PROVIDED RECORDS:
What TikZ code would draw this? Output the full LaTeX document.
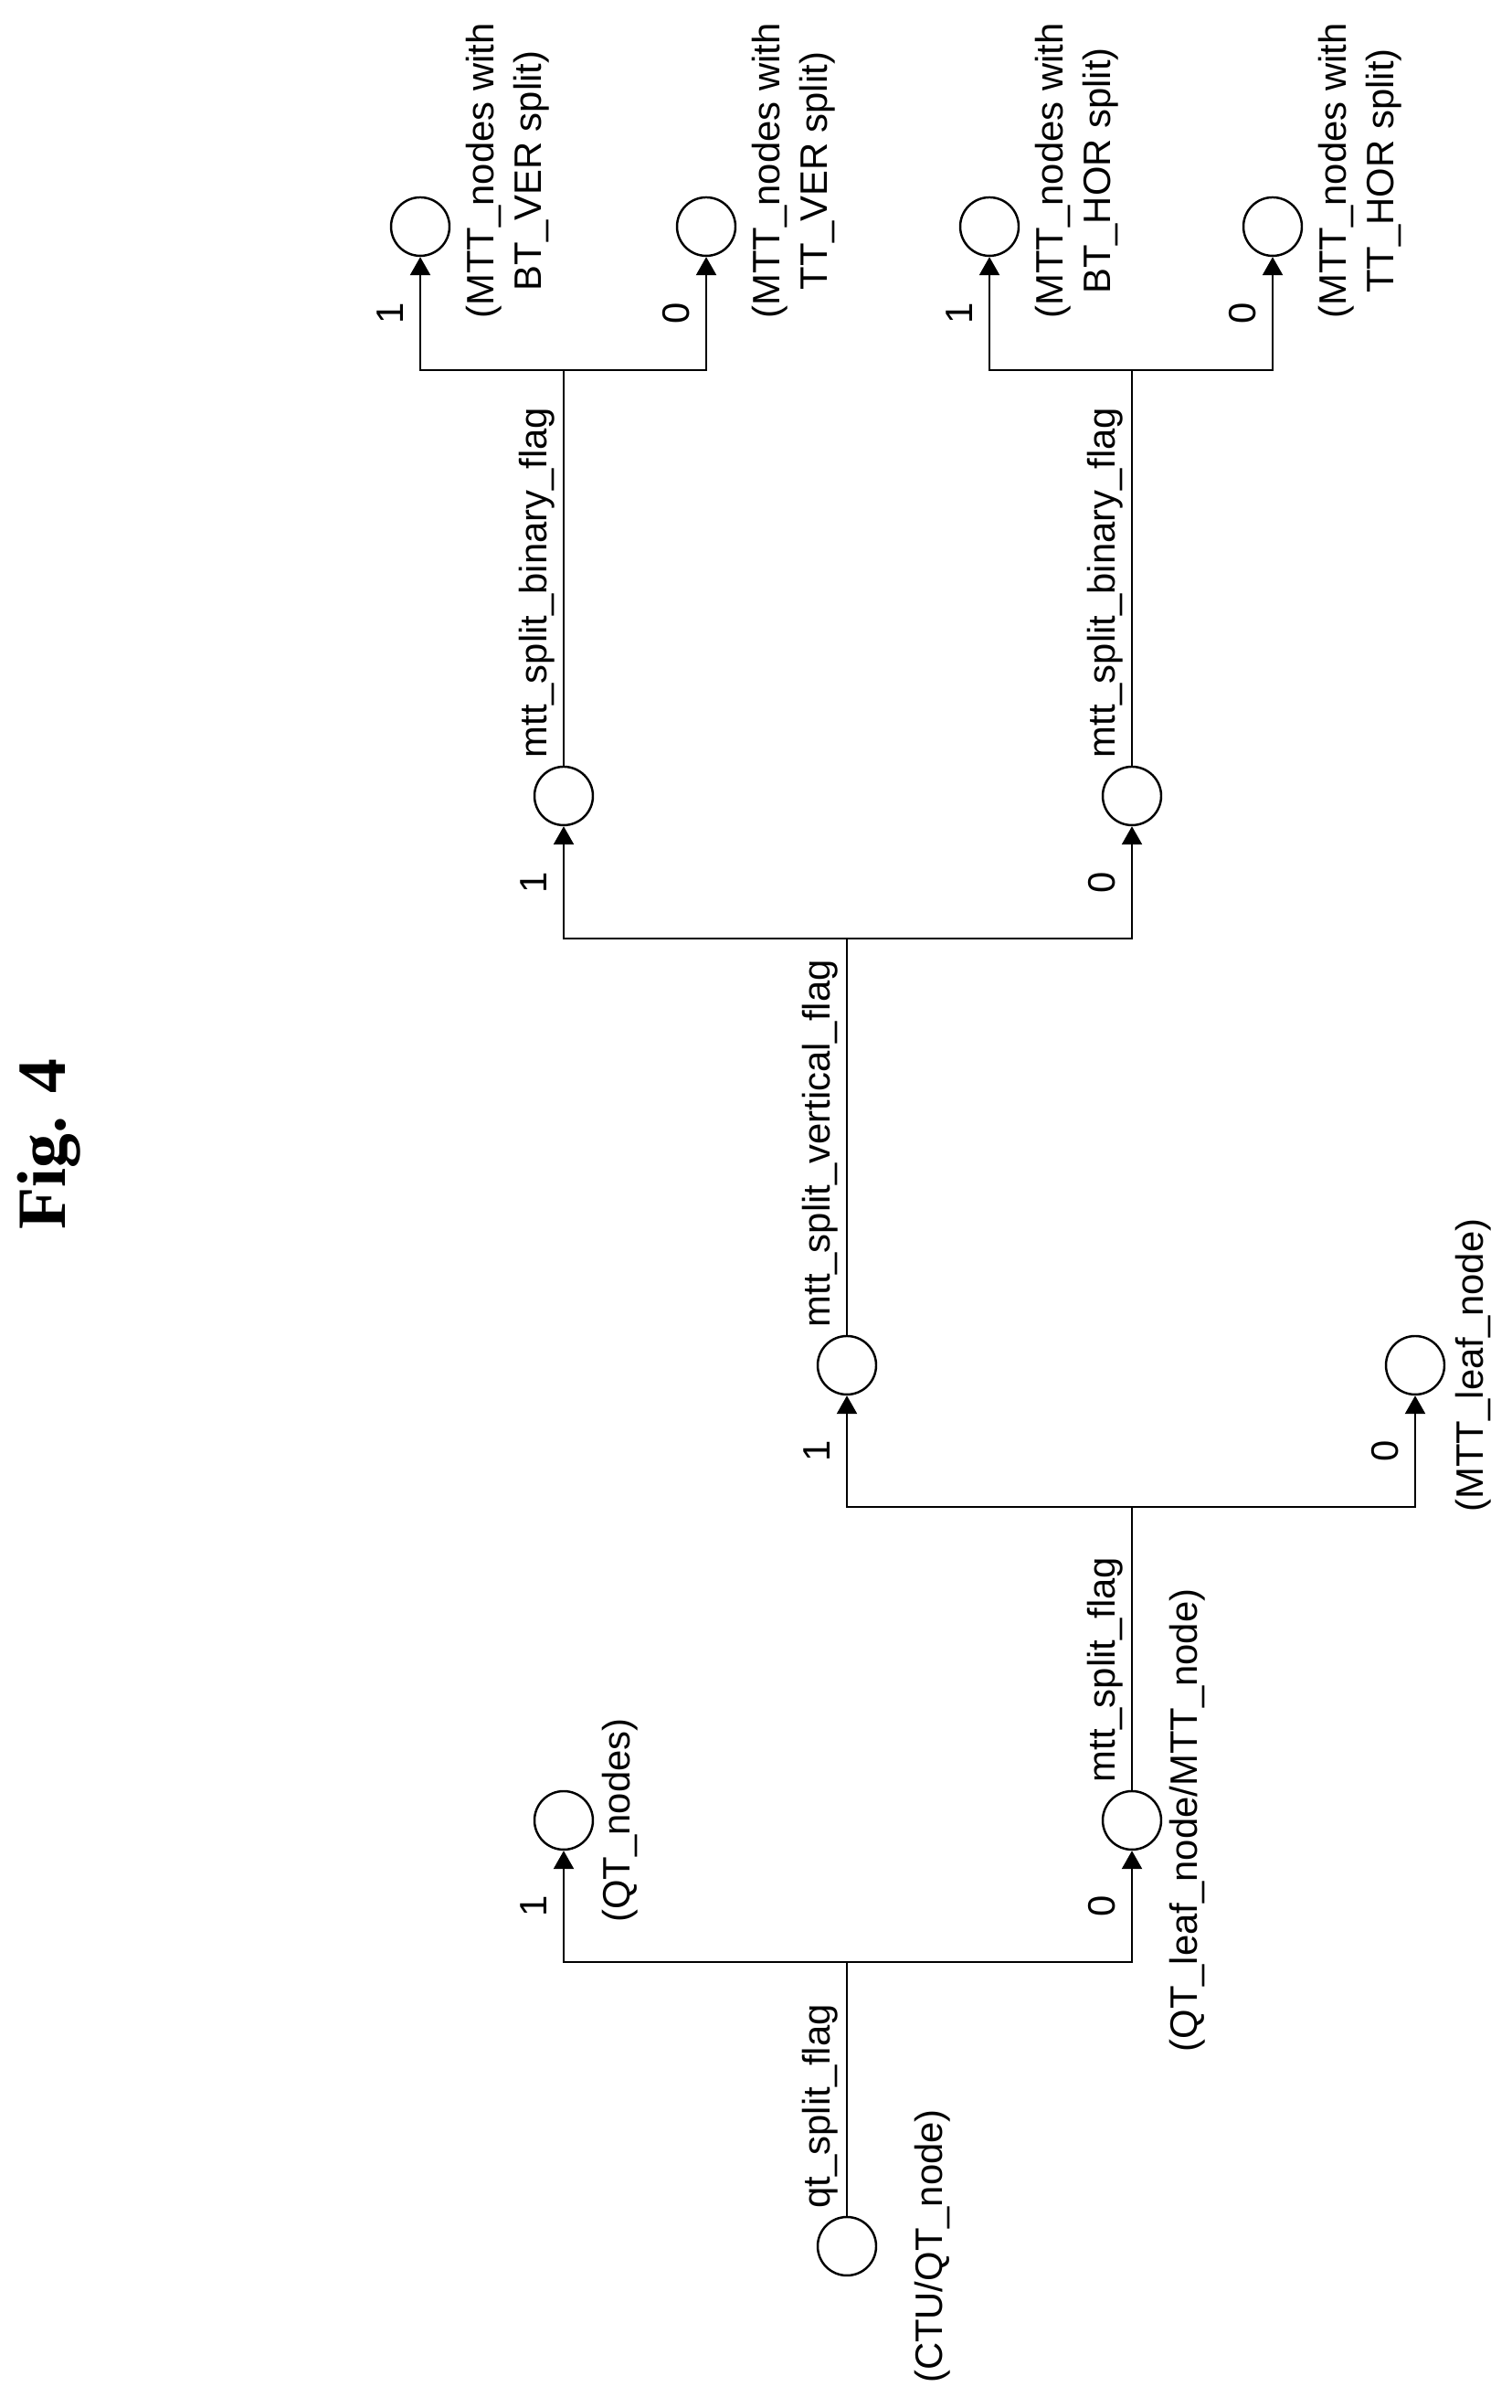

==

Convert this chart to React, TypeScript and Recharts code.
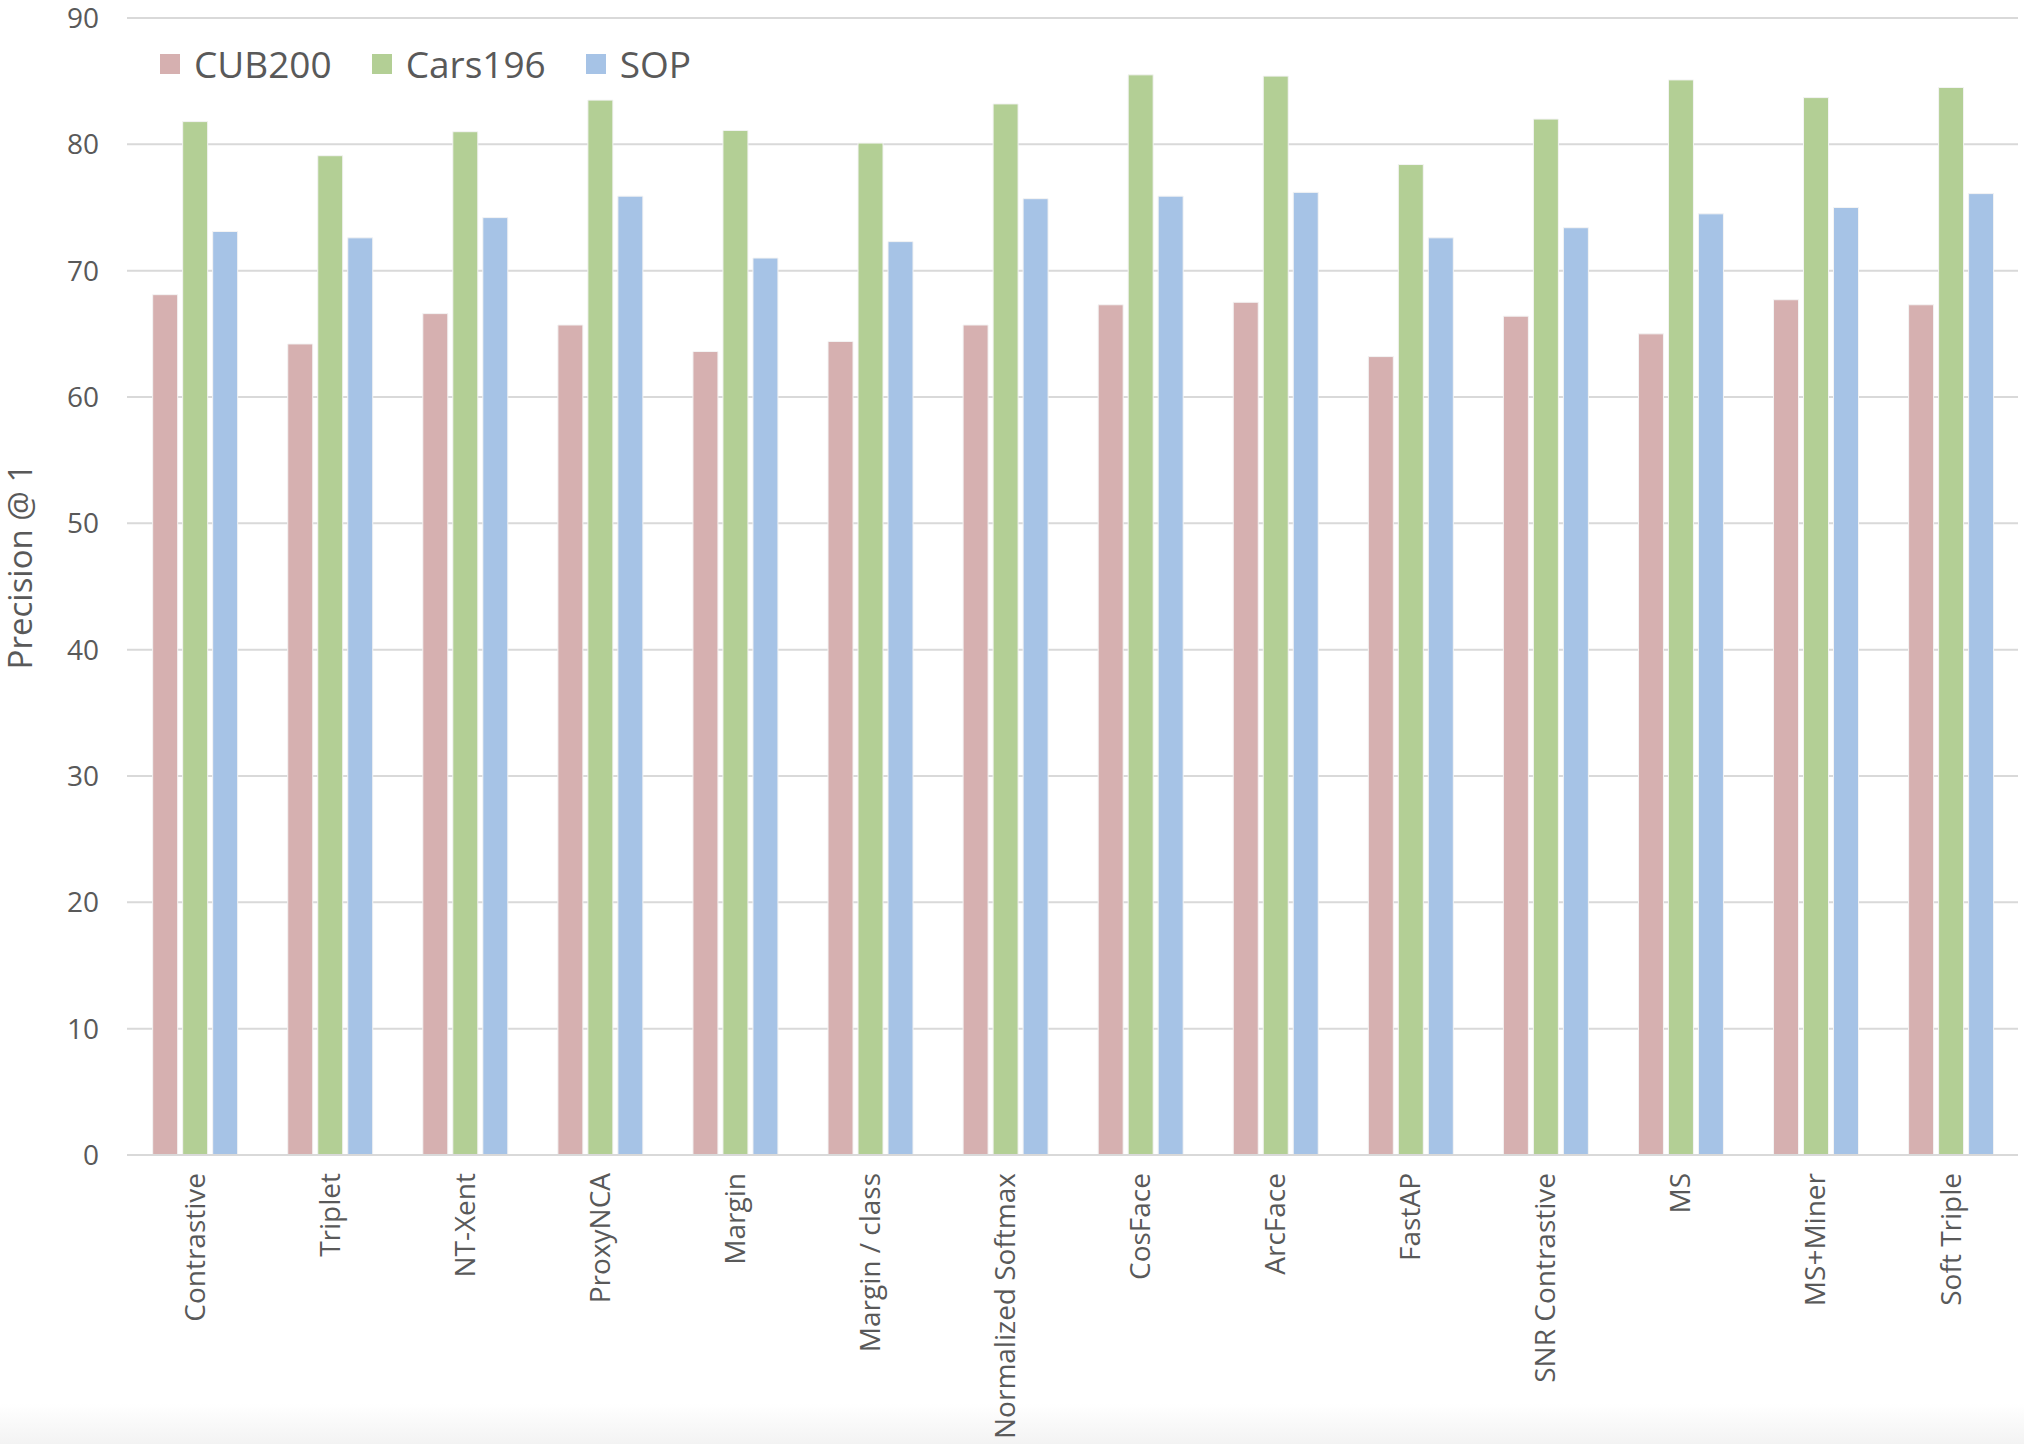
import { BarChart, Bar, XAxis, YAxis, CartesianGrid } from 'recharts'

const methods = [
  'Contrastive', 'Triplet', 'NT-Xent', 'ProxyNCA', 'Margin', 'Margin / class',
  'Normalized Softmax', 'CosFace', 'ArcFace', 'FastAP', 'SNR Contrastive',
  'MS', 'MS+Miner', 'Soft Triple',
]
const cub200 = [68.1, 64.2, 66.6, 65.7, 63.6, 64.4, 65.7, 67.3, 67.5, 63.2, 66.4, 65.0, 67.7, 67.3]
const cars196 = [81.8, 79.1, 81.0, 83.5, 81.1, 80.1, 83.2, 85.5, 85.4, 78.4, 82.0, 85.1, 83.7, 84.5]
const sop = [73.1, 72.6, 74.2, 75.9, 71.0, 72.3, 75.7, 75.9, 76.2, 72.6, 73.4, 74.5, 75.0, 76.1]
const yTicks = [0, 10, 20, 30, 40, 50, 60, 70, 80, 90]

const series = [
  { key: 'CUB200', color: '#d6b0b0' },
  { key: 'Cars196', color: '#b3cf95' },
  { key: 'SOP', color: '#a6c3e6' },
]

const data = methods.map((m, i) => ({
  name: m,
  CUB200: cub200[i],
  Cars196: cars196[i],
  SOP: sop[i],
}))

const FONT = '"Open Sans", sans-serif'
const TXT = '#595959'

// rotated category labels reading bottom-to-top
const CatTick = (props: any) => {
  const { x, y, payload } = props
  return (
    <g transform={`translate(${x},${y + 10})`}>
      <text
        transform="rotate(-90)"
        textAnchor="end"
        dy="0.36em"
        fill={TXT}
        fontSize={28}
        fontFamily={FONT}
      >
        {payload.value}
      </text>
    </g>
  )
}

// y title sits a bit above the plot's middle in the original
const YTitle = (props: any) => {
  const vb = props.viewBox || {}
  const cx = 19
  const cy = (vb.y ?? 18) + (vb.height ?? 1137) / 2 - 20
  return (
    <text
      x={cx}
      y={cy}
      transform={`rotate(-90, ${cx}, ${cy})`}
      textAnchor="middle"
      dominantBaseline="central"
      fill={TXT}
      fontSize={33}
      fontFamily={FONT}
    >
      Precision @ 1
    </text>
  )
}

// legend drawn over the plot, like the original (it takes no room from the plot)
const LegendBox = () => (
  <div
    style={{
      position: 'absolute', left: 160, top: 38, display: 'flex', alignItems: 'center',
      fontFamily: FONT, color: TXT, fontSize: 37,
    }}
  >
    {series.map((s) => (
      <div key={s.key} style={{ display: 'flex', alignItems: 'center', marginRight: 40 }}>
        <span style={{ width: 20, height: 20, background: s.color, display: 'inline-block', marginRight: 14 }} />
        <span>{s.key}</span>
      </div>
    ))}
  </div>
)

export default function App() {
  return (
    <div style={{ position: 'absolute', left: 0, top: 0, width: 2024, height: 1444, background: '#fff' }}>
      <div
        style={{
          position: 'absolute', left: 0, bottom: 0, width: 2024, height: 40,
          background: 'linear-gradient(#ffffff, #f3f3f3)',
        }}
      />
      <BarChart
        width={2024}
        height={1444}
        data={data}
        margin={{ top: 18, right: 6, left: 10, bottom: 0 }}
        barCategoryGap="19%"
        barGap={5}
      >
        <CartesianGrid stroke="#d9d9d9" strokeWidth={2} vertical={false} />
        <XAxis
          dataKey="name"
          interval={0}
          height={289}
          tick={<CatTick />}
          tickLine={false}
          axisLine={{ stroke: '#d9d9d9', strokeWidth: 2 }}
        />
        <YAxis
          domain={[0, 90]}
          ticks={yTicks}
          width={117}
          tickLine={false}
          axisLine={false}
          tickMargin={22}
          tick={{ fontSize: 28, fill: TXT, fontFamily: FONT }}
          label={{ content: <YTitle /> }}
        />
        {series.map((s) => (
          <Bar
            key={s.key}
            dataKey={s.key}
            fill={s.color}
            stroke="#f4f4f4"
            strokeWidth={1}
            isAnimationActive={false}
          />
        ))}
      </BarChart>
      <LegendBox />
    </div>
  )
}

PROBLEM STATEMENT: Filter the records down to the lines that contain the string "this", and copy those lines.

ANSWER FOR THE TASK:
What TikZ code would draw this? Output the full LaTeX document.
Convert this chart to React, TypeScript and Recharts code.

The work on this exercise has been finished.